Belfast Telegraph

Adams sorry over offensive language

Gerry Adams has apologised after using offensive language at a public meeting but insisted he was not referring to unionists.

The Sinn Fein president used the term "bastards" while answering a question at a gathering in Northern Ireland but said it was aimed at bigots.

He has come under fire from the Democratic and Ulster Unionists who interpreted the remark as being directed at them.

Mr Adams tweeted: "I shudn't call bigots, racists or homophobes bastards. Mea culpa.

"But equality IS the only way 2 break them. & education & end 2 sectarianism."

Sinn Fein's Martin McGuinness has criticised the DUP after a senior member poked fun at the Irish language amid sensitive peace process legacy negotiations.

Mr Adams was apparently answering a question about his party's relationship with its power-sharing partners during a meeting in Enniskillen, Co Fermanagh.

He said he was often asked by republicans "what's the point?"

"They weren't blaming Sinn Fein - in fact they were making the point that Sinn Fein were doing their best.

"But what's the point? The point is to actually break these bastards - that's the point. And what's going to break them is equality. That's what's going to break them - equality.

"Who could be afraid of equality? Who could be afraid of treating somebody the way you want to be treated?

"That's what we need to keep the focus on - that's the Trojan horse of the entire republican strategy is to rejoin the people on the basis of equality."

Audio of the dialogue was tweeted by Impartial Reporter journalist Rodney Edwards.

The DUP and Sinn Fein are the largest members of a coalition in power at Stormont.

The five main parties in Northern Ireland are engaged in negotiations about dealing with the violent legacy of the past, contentious parades and flags.

Republicans have been angered by comments made by veteran Democratic Unionist Gregory Campbell in which he poked fun at the Irish language and said the party would treat Sinn Fein's entire "wish list" - including an Irish language act - as no more than toilet paper.

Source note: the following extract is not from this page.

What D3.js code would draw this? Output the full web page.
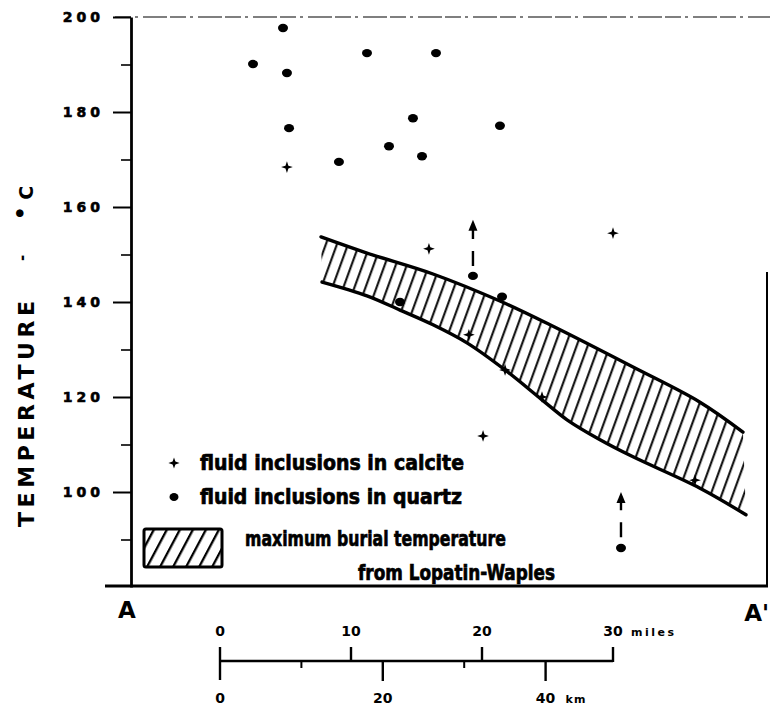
<!DOCTYPE html>
<html>
<head>
<meta charset="utf-8">
<script src="https://cdn.jsdelivr.net/npm/d3@7"></script>
<style>
  html, body { margin: 0; padding: 0; background: #fff; }
  svg { display: block; }
</style>
</head>
<body>
<svg id="chart" width="770" height="706"></svg>
<script>
// ---- data ----
// x = miles along section, measured from the scale-bar zero
// y = temperature, deg C

var quartzPoints = [
  [4.81, 197.7], [2.52, 190.1], [5.11, 188.2], [5.27, 176.6], [9.08, 169.5],
  [11.22, 192.4], [16.49, 192.4], [14.73, 178.7], [21.37, 177.1], [12.90, 172.8],
  [15.42, 170.7], [19.31, 145.5], [21.53, 141.1], [13.74, 140.0], [30.61, 88.2]
];

var calcitePoints = [
  [5.11, 168.4], [15.95, 151.2], [30.0, 154.5], [19.0, 133.1],
  [21.76, 125.7], [24.58, 120.0], [20.08, 111.8], [36.26, 102.5]
];

// minimum values (arrows pointing up)
var arrows = [
  { x: 19.31, from: 147.6, to: 157.3 },
  { x: 30.61, from: 90.5, to: 100.0 }
];

// maximum burial temperature band (Lopatin-Waples)
var bandUpper = [
  [7.71, 153.7], [11.22, 150.3], [16.26, 145.9], [21.37, 140.2], [25.19, 135.2],
  [31.53, 126.3], [36.64, 118.9], [39.92, 112.6]
];
var bandLower = [
  [7.79, 144.2], [11.22, 141.3], [13.74, 138.3], [16.26, 135.2], [18.85, 131.4],
  [21.76, 125.7], [24.58, 119.4], [26.49, 115.2], [29.01, 111.0], [31.53, 107.4],
  [36.64, 100.8], [40.15, 95.2]
];

var tempMajor = [100, 120, 140, 160, 180, 200];
var tempMinor = [90, 110, 130, 150, 170, 190];
var milesTicks = [0, 10, 20, 30];
var kmTicks = [0, 20, 40];
var kmMinor = [10, 30];

var legendItems = ["fluid inclusions in calcite", "fluid inclusions in quartz"];
var legendBand = ["maximum burial temperature", "from Lopatin-Waples"];

// ---- layout ----
var svg = d3.select("#chart"),
  axisX = 131,
  frameRight = 767;

var x = d3.scaleLinear().domain([0, 30]).range([220, 613]);
var y = d3.scaleLinear().domain([80, 200]).range([587, 17]);

var kmToMiles = 0.621371;

var boldFont = "'DejaVu Sans', Verdana, sans-serif";
var legendFont = "'DejaVu Sans Condensed', 'Liberation Sans Narrow', 'Arial Narrow', sans-serif";

// four pointed star for the calcite marks
var star4 = {
  draw: function (context, size) {
    var r = Math.sqrt(size) * 0.7, w = r * 0.25;
    context.moveTo(0, -r);
    context.lineTo(w, -w);
    context.lineTo(r, 0);
    context.lineTo(w, w);
    context.lineTo(0, r);
    context.lineTo(-w, w);
    context.lineTo(-r, 0);
    context.lineTo(-w, -w);
    context.closePath();
  }
};

var defs = svg.append("defs");

defs.append("pattern")
  .attr("id", "hatch")
  .attr("patternUnits", "userSpaceOnUse")
  .attr("width", 10.4).attr("height", 20)
  .attr("patternTransform", "rotate(20)")
  .append("line")
  .attr("x1", 5).attr("y1", 0).attr("x2", 5).attr("y2", 20)
  .attr("stroke", "#000").attr("stroke-width", 2);

defs.append("pattern")
  .attr("id", "hatchLegend")
  .attr("patternUnits", "userSpaceOnUse")
  .attr("width", 11.5).attr("height", 20)
  .attr("patternTransform", "rotate(28)")
  .append("line")
  .attr("x1", 5).attr("y1", 0).attr("x2", 5).attr("y2", 20)
  .attr("stroke", "#000").attr("stroke-width", 2.3);

// ---- frame ----
svg.append("line")
  .attr("x1", 115).attr("x2", 770)
  .attr("y1", y(200)).attr("y2", y(200))
  .attr("stroke", "#555").attr("stroke-width", 1.6)
  .attr("stroke-dasharray", "16,4,3,5,24,3");

svg.append("line")
  .attr("x1", 105).attr("x2", frameRight + 1)
  .attr("y1", y(80) - 1).attr("y2", y(80) - 1)
  .attr("stroke", "#000").attr("stroke-width", 2.8);

svg.append("line")
  .attr("x1", frameRight).attr("x2", frameRight)
  .attr("y1", 272).attr("y2", y(80))
  .attr("stroke", "#000").attr("stroke-width", 2);

// ---- y axis ----
var yAxis = svg.append("g")
  .attr("class", "y-axis")
  .attr("transform", `translate(${axisX},0)`)
  .call(d3.axisLeft(y).tickValues(tempMajor).tickSize(18).tickSizeOuter(0).tickPadding(9));

yAxis.select(".domain").attr("stroke-width", 2.8);
yAxis.selectAll(".tick line").attr("stroke-width", 2);
yAxis.selectAll(".tick text")
  .style("font-family", boldFont)
  .style("font-weight", "bold")
  .style("font-size", "14px")
  .style("letter-spacing", "4px")
  .attr("fill", "#000")
  .attr("stroke", "#000")
  .attr("stroke-width", 0.6);

var yMinor = svg.append("g")
  .attr("transform", `translate(${axisX},0)`)
  .call(d3.axisLeft(y).tickValues(tempMinor).tickSize(10).tickFormat(""));
yMinor.select(".domain").remove();
yMinor.selectAll(".tick line").attr("stroke-width", 1.6);

// axis title
svg.append("text")
  .attr("transform", "translate(34,414) rotate(-90)")
  .attr("text-anchor", "middle")
  .attr("textLength", 226)
  .attr("lengthAdjust", "spacing")
  .style("font-family", boldFont)
  .style("font-weight", "bold")
  .style("font-size", "22px")
  .text("TEMPERATURE");

svg.append("text")
  .attr("transform", "translate(27,258) rotate(-90)")
  .attr("text-anchor", "middle")
  .style("font-family", boldFont)
  .style("font-weight", "bold")
  .style("font-size", "15px")
  .text("-");

var degC = svg.append("text")
  .attr("transform", "translate(33,203) rotate(-90)")
  .attr("text-anchor", "middle")
  .style("font-family", boldFont)
  .style("font-weight", "bold")
  .style("font-size", "19px");
degC.append("tspan").attr("dy", -5).style("font-size", "22px").text("•");
degC.append("tspan").attr("dy", 5).text(" C");

// ---- band ----
var line = d3.line()
  .x(d => x(d[0]))
  .y(d => y(d[1]))
  .curve(d3.curveCatmullRom);

var bandPath = line(bandUpper) + line(bandLower.slice().reverse()).replace(/^M/, "L") + "Z";

svg.append("path")
  .attr("d", bandPath)
  .attr("fill", "url(#hatch)")
  .attr("stroke", "none");

svg.selectAll(".band-edge")
  .data([bandUpper, bandLower])
  .enter().append("path")
  .attr("class", "band-edge")
  .attr("d", line)
  .attr("fill", "none")
  .attr("stroke", "#000")
  .attr("stroke-width", 3.4)
  .attr("stroke-linecap", "round");

// ---- points ----
svg.selectAll(".quartz")
  .data(quartzPoints)
  .enter().append("ellipse")
  .attr("class", "quartz")
  .attr("cx", d => x(d[0]))
  .attr("cy", d => y(d[1]))
  .attr("rx", 5)
  .attr("ry", 4.2)
  .attr("fill", "#000");

svg.selectAll(".calcite")
  .data(calcitePoints)
  .enter().append("path")
  .attr("class", "calcite")
  .attr("transform", d => `translate(${x(d[0])},${y(d[1])})`)
  .attr("d", d3.symbol().type(star4).size(70))
  .attr("fill", "#000");

// arrows: dash, gap, then stem with head
var arrowG = svg.selectAll(".arrow")
  .data(arrows)
  .enter().append("g")
  .attr("class", "arrow");

arrowG.append("line")
  .attr("x1", d => x(d.x)).attr("x2", d => x(d.x))
  .attr("y1", d => y(d.from))
  .attr("y2", d => y(d.to) + 4)
  .attr("stroke", "#000")
  .attr("stroke-width", 2.4)
  .attr("stroke-dasharray", "15,12,40");

arrowG.append("path")
  .attr("transform", d => `translate(${x(d.x)},${y(d.to)})`)
  .attr("d", "M0,0 L4.5,11 L-4.5,11 Z")
  .attr("fill", "#000");

// ---- legend ----
svg.append("path")
  .attr("transform", "translate(174,463)")
  .attr("d", d3.symbol().type(star4).size(64))
  .attr("fill", "#000");

svg.append("ellipse")
  .attr("cx", 174).attr("cy", 497)
  .attr("rx", 4.5).attr("ry", 4)
  .attr("fill", "#000");

svg.selectAll(".legend-text")
  .data(legendItems)
  .enter().append("text")
  .attr("class", "legend-text")
  .attr("x", 200)
  .attr("y", (d, i) => 470 + i * 34)
  .attr("textLength", (d, i) => i == 0 ? 264 : 262)
  .attr("lengthAdjust", "spacingAndGlyphs")
  .style("font-family", legendFont)
  .style("font-weight", "bold")
  .style("font-size", "22px")
  .attr("stroke", "#000")
  .attr("stroke-width", 0.7)
  .text(d => d);

svg.append("rect")
  .attr("x", 144).attr("y", 529)
  .attr("width", 78).attr("height", 38)
  .attr("rx", 2)
  .attr("fill", "url(#hatchLegend)")
  .attr("stroke", "#000")
  .attr("stroke-width", 3);

svg.selectAll(".legend-band")
  .data(legendBand)
  .enter().append("text")
  .attr("class", "legend-band")
  .attr("x", (d, i) => i == 0 ? 245 : 358)
  .attr("y", (d, i) => 546 + i * 34)
  .attr("textLength", (d, i) => i == 0 ? 261 : 197)
  .attr("lengthAdjust", "spacingAndGlyphs")
  .style("font-family", legendFont)
  .style("font-weight", "bold")
  .style("font-size", "22px")
  .attr("stroke", "#000")
  .attr("stroke-width", 0.7)
  .text(d => d);

// ---- section ends ----
svg.append("text")
  .attr("x", 127).attr("y", 618)
  .attr("text-anchor", "middle")
  .style("font-family", boldFont)
  .style("font-weight", "bold")
  .style("font-size", "23px")
  .text("A");

svg.append("text")
  .attr("x", 769).attr("y", 621)
  .attr("text-anchor", "end")
  .style("font-family", boldFont)
  .style("font-weight", "bold")
  .style("font-size", "23px")
  .text("A'");

// ---- scale bar ----
var barY = 661;

svg.append("line")
  .attr("x1", x(0)).attr("x2", x(30))
  .attr("y1", barY).attr("y2", barY)
  .attr("stroke", "#000").attr("stroke-width", 2.4);

svg.selectAll(".mile-tick")
  .data(milesTicks)
  .enter().append("line")
  .attr("class", "mile-tick")
  .attr("x1", d => x(d)).attr("x2", d => x(d))
  .attr("y1", barY - 14)
  .attr("y2", d => d == 0 ? barY + 19 : barY + 1)
  .attr("stroke", "#000").attr("stroke-width", 2.4);

svg.selectAll(".km-tick")
  .data(kmTicks.slice(1))
  .enter().append("line")
  .attr("class", "km-tick")
  .attr("x1", d => x(d * kmToMiles)).attr("x2", d => x(d * kmToMiles))
  .attr("y1", barY).attr("y2", barY + 20)
  .attr("stroke", "#000").attr("stroke-width", 2.4);

svg.selectAll(".km-minor")
  .data(kmMinor)
  .enter().append("line")
  .attr("class", "km-minor")
  .attr("x1", d => x(d * kmToMiles)).attr("x2", d => x(d * kmToMiles))
  .attr("y1", barY).attr("y2", barY + 7)
  .attr("stroke", "#000").attr("stroke-width", 2);

svg.selectAll(".mile-label")
  .data(milesTicks)
  .enter().append("text")
  .attr("class", "mile-label")
  .attr("x", d => x(d))
  .attr("y", 636)
  .attr("text-anchor", "middle")
  .style("font-family", boldFont)
  .style("font-weight", "bold")
  .style("font-size", "14px")
  .text(d => d);

svg.append("text")
  .attr("x", x(30) + 18).attr("y", 636)
  .style("font-family", boldFont)
  .style("font-weight", "bold")
  .style("font-size", "11px")
  .style("letter-spacing", "2.5px")
  .text("miles");

svg.selectAll(".km-label")
  .data(kmTicks)
  .enter().append("text")
  .attr("class", "km-label")
  .attr("x", d => x(d * kmToMiles))
  .attr("y", 703)
  .attr("text-anchor", "middle")
  .style("font-family", boldFont)
  .style("font-weight", "bold")
  .style("font-size", "14px")
  .text(d => d);

svg.append("text")
  .attr("x", x(40 * kmToMiles) + 20).attr("y", 703)
  .style("font-family", boldFont)
  .style("font-weight", "bold")
  .style("font-size", "11px")
  .style("letter-spacing", "1px")
  .text("km");
</script>
</body>
</html>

He received a death threat earlier this week.

Senior DUP Stormont assembly member Arlene Foster said: "Respect is a two-way street. The hyperbole from republicans over recent days has been exposed as hypocrisy."

Ms Foster said Mr Adams' comments about the issue of equality being a Trojan horse, a gift designed to deceive, were revealing.

"Last night we heard from him in relation to equality. The mask has slipped and I am glad it has slipped because people can see exactly what Sinn Fein are at.

"It is very clear that the DUP are frustrating him in a way that has made him make these comments. We are very focused on what we want to get out of these talks - we want a more effective and efficient Stormont.

"We will continue to speak up for unionism, regardless of how frustrated Gerry Adams may get."

Sinn Fein culture minister Caral Ni Chuilin told the assembly equality was for everyone.

"It is for all the children of this nation, not just Catholic or Protestant, or unionist or republican.

"It is for us all and that is something I do and continue to do and make no apology for it."